Tu affirmes que la campagne menée autour du Pacte écologique a "des effets contre-productifs". Voilà de quoi surprendre l'observateur rationnel. Les grandes et graves questions de l'enjeu écologique ne sont-elles pas, depuis trois mois, exposées et débattues en pleine lumière ? Sous la pression, les principaux candidats à l'élection présidentielle n'ont-ils pas ressenti une soudaine et ardente obligation de bouleverser leur programme pour tenter, à leur façon, d'intégrer cette dimension ? Une part significative de la société ne se mobilise-t-elle pas autour du pacte ? Nicolas Hulot n'est certes pas le seul vecteur de cette empreinte écologique sur l'opinion. Il catalyse seulement sur sa personne et ses propositions l'accélération d'une prise de conscience collective et le travail de sensibilisation mené par les écologistes - dont les Verts - depuis des années. Prétendre que le coup de pouce qu'il a ainsi donné "finit par atténuer l'action des associations et des militants verts" relève d'une bizarrerie confondante.

Tu dénonces une prétendue mollesse à "pointer du doigt" les vrais responsables. Nicolas Hulot n'a en effet que peu de goût pour les facilités tribunitiennes. Le Pacte écologique s'efforce plutôt d'examiner les causes profondes, "systémiques", de la catastrophe possible. Une citation pour te rassurer ? "L'impératif écologique sonne le glas des deux grands systèmes idéologiques, l'ultralibéralisme et le collectivisme" (page 24). Ou encore : "Il faut renoncer à l'enthousiasme général pour le principe de croissance maximale en tout domaine et en toutes circonstances" (page 41). Est-ce vraiment cela qui ferait de Hulot "le représentant d'une écologie acceptable par les pollueurs" ?

Tu regrettes que "tout le monde soit mis sur le même plan", riches et pauvres, puissants et misérables. C'est exactement l'inverse qui est écrit. Par exemple (page 26) : "Les efforts ne peuvent pas être identiques pour chacun, le niveau d'aisance matérielle des uns et des autres, des peuples comme des individus, de même que leur impact sur la dégradation de la situation, ne sont pas comparables." En revanche, oui, le pacte affirme que la responsabilisation de chacun est aussi engagée. Ce n'est pas seulement les autres qui doivent changer. La nécessaire "mutation" écologique de la société lie changements structurels et modifications comportementales, système et individus. Ne crois-tu pas avec nous que cela concerne aussi le ressort intime de l'existence de chacun ?

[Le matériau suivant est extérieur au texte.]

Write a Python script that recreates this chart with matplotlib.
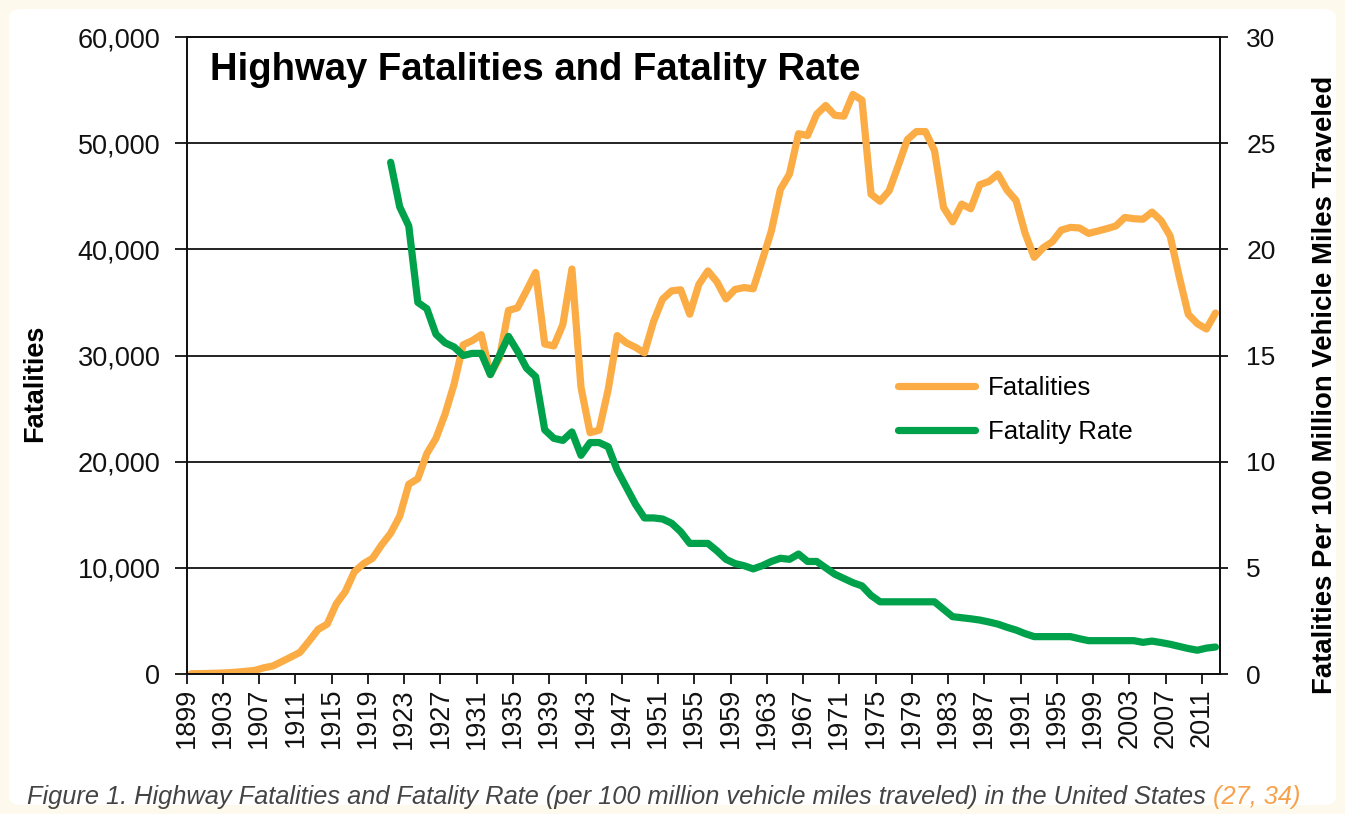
import matplotlib
matplotlib.use("Agg")
import matplotlib.pyplot as plt
from matplotlib.patches import FancyBboxPatch
import numpy as np

plt.rcParams['font.family'] = ['Liberation Sans', 'DejaVu Sans']

# data: US highway fatalities 1899-2012, fatality rate 1921-2012
years = np.arange(1899, 2013)
fatalities = [
    26, 36, 54, 79, 117, 172, 252, 338, 581, 751,                     # 1899-1908
    1174, 1599, 2043, 3100, 4200, 4700, 6600, 7766, 9630, 10390,      # 1909-1918
    10896, 12155, 13253, 14859, 17870, 18400, 20771, 22194, 24470, 27299,  # 1919-1928
    31000, 31400, 31963, 28206, 29746, 34240, 34494, 36126, 37819, 31083,  # 1929-1938
    30895, 32914, 38142, 27007, 22727, 22969, 26785, 31874, 31193, 30775,  # 1939-1948
    30246, 33186, 35309, 36088, 36190, 33890, 36688, 37965, 36932, 35331,  # 1949-1958
    36223, 36399, 36285, 38980, 41723, 45645, 47089, 50894, 50724, 52725,  # 1959-1968
    53543, 52627, 52542, 54589, 54052, 45196, 44525, 45523, 47878, 50331,  # 1969-1978
    51093, 51091, 49301, 43945, 42589, 44257, 43825, 46087, 46390, 47087,  # 1979-1988
    45582, 44599, 41508, 39250, 40150, 40716, 41817, 42065, 42013, 41501,  # 1989-1998
    41717, 41945, 42196, 43005, 42884, 42836, 43510, 42708, 41259, 37423,  # 1999-2008
    33883, 33000, 32500, 34000,                                        # 2009-2012
]
rate_years = np.arange(1921, 2013)
rate = [
    24.1, 22.0, 21.1, 17.5, 17.2, 16.0, 15.6, 15.4, 15.0, 15.1,   # 1921-1930
    15.1, 14.1, 15.0, 15.9, 15.2, 14.4, 14.0, 11.5, 11.1, 11.0,   # 1931-1940
    11.4, 10.3, 10.9, 10.9, 10.7, 9.6, 8.8, 8.0, 7.35, 7.35,      # 1941-1950
    7.3, 7.1, 6.7, 6.15, 6.15, 6.15, 5.8, 5.4, 5.2, 5.1,          # 1951-1960
    4.95, 5.1, 5.3, 5.45, 5.4, 5.65, 5.3, 5.3, 5.0, 4.7,          # 1961-1970
    4.5, 4.3, 4.15, 3.7, 3.4, 3.4, 3.4, 3.4, 3.4, 3.4,            # 1971-1980
    3.4, 3.05, 2.7, 2.65, 2.6, 2.54, 2.45, 2.35, 2.2, 2.07,       # 1981-1990
    1.9, 1.76, 1.76, 1.76, 1.76, 1.76, 1.66, 1.57, 1.57, 1.57,    # 1991-2000
    1.57, 1.57, 1.57, 1.49, 1.55, 1.48, 1.40, 1.30, 1.20, 1.12,   # 2001-2010
    1.22, 1.27,                                                    # 2011-2012
]
tick_years = list(range(1899, 2012, 4))

orange = '#FBAC45'
green = '#00A14B'

fig = plt.figure(figsize=(13.45, 8.14), dpi=100, facecolor='#FDF9EC')
fig.patches.append(FancyBboxPatch((9 / 1345, 9 / 814), 1327 / 1345, 796 / 814,
                                  boxstyle='round,pad=0,rounding_size=0.01',
                                  transform=fig.transFigure, facecolor='white',
                                  edgecolor='none', zorder=-10))

ax = fig.add_axes([186.7 / 1345, 1 - 674 / 814, (1220 - 186.7) / 1345, (674 - 37) / 814])
ax.set_facecolor('none')
ax2 = ax.twinx()

l1, = ax.plot(years, fatalities, color=orange, lw=5.2, solid_joinstyle='round',
              solid_capstyle='round', label='Fatalities')
l2, = ax2.plot(rate_years, rate, color=green, lw=5.2, solid_joinstyle='round',
               solid_capstyle='round', label='Fatality Rate')

ax.set_xlim(1898.5, 2012.5)
ax.set_ylim(0, 60000)
ax2.set_ylim(0, 30)

ax.set_yticks(np.arange(0, 60001, 10000))
ax.set_yticklabels([f'{v:,}' for v in range(0, 60001, 10000)])
ax2.set_yticks(np.arange(0, 31, 5))

ax.set_xticks(np.array(tick_years) - 0.5)
ax.set_xticklabels([str(y) for y in tick_years], rotation=90, fontsize=19.5)

ax.grid(axis='y', color='#111111', lw=1.3)
ax.set_axisbelow(True)
for a in (ax, ax2):
    for s in a.spines.values():
        s.set_color('#111111')
        s.set_linewidth(1.3)
ax.tick_params(axis='y', length=9, width=1.3, pad=10, labelsize=19.5, colors='#111111')
ax.tick_params(axis='x', length=7, width=1.3, pad=3, colors='#111111')
ax2.tick_params(axis='y', length=6, width=1.3, pad=13, labelsize=19, colors='#111111')

fig.text(210 / 1345, 1 - 80 / 814, 'Highway Fatalities and Fatality Rate',
         fontsize=27.5, fontweight='bold', va='baseline', ha='left')
fig.text(35 / 1345, 1 - 383 / 814, 'Fatalities', rotation=90, fontsize=19.5,
         fontweight='bold', ha='center', va='center')
fig.text(1325 / 1345, 1 - 385 / 814, 'Fatalities Per 100 Million Vehicle Miles Traveled',
         rotation=90, fontsize=19.8, fontweight='bold', ha='center', va='center')

ax2.legend(handles=[l1, l2], loc='upper left', bbox_to_anchor=(0.688, 0.468),
           frameon=False, fontsize=18.5, handlelength=3.0, handletextpad=0.5,
           labelspacing=0.8, borderpad=0, borderaxespad=0)

cap = fig.text(27 / 1345, 1 - 804 / 814,
               'Figure 1. Highway Fatalities and Fatality Rate (per 100 million vehicle '
               'miles traveled) in the United States ',
               fontsize=18.3, style='italic', color='#444444', va='baseline', ha='left')
fig.canvas.draw()
bb = cap.get_window_extent()
fig.text(bb.x1 / 1345, 1 - 804 / 814, '(27, 34)', fontsize=18.3, style='italic',
         color='#F7A24B', va='baseline', ha='left')

fig.savefig('out.png', dpi=100, facecolor=fig.get_facecolor())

Tu laisses entendre que Nicolas Hulot pourrait envisager d'appeler à voter pour Nicolas Sarkozy. Où et quand une telle intention a-t-elle été dite ou suggérée ? Intox ou ragot ? Tu l'accuses, dans le même élan, de s'adresser à l'UMP. Et alors ? Parce qu'elle est de nature associative, la démarche du pacte s'adresse effectivement à tout le monde, elle interpelle toutes les forces politiques qui doivent prendre la mesure des enjeux pour l'intérêt général. Même celles qui se revendiquent à gauche... Faudrait-il renoncer à parler à tous ? Et se désespérer que certains puissent changer de représentation du monde ?

Tu ne vois ni "chiffrage" ni "échéancier" dans le Pacte écologique. Etrange cécité ! La réorientation des subventions agricoles européennes en direction de l'agriculture biologique et certifiée (12 milliards d'euros !) et l'instauration progressive d'une taxe carbone jusqu'à la division par quatre des émissions de gaz à effet de serre ne sont-elles pas chiffrées ? Les cinq mesures concrètes avancées ne sont-elles pas conçues pour application immédiate ? Un doute me saisit : as-tu bien lu ce que tu critiques avec légèreté ?

Cher Yann, il fallait ce rappel des faits pour que la discussion avec les Verts ne s'embourbe pas dans les a priori, les rumeurs et les fantasmes. Selon toi, Nicolas Hulot "ne prend pas parti" (suggérant ainsi élégamment qu'il rejoint celui "des criminels de l'environnement"). Eh bien si, justement, il prend parti, mais pas selon la règle des vieux catéchismes qui nous ont conduits là où nous sommes. Il prend le parti de l'écologie, ce nouveau paradigme qui invite à repenser et à resituer la politique sur une autre échelle. Avec ou sans toi, Yann ?

Car n'est-il pas temps que tu comprennes que, lorsque le brise-glace est en route, mieux vaut prendre le chenal plutôt que de chipoter sur la couleur du bateau et risquer de rester échoué sur la banquise ?

Jean-Paul Besset est porte-parole de Nicolas Hulot.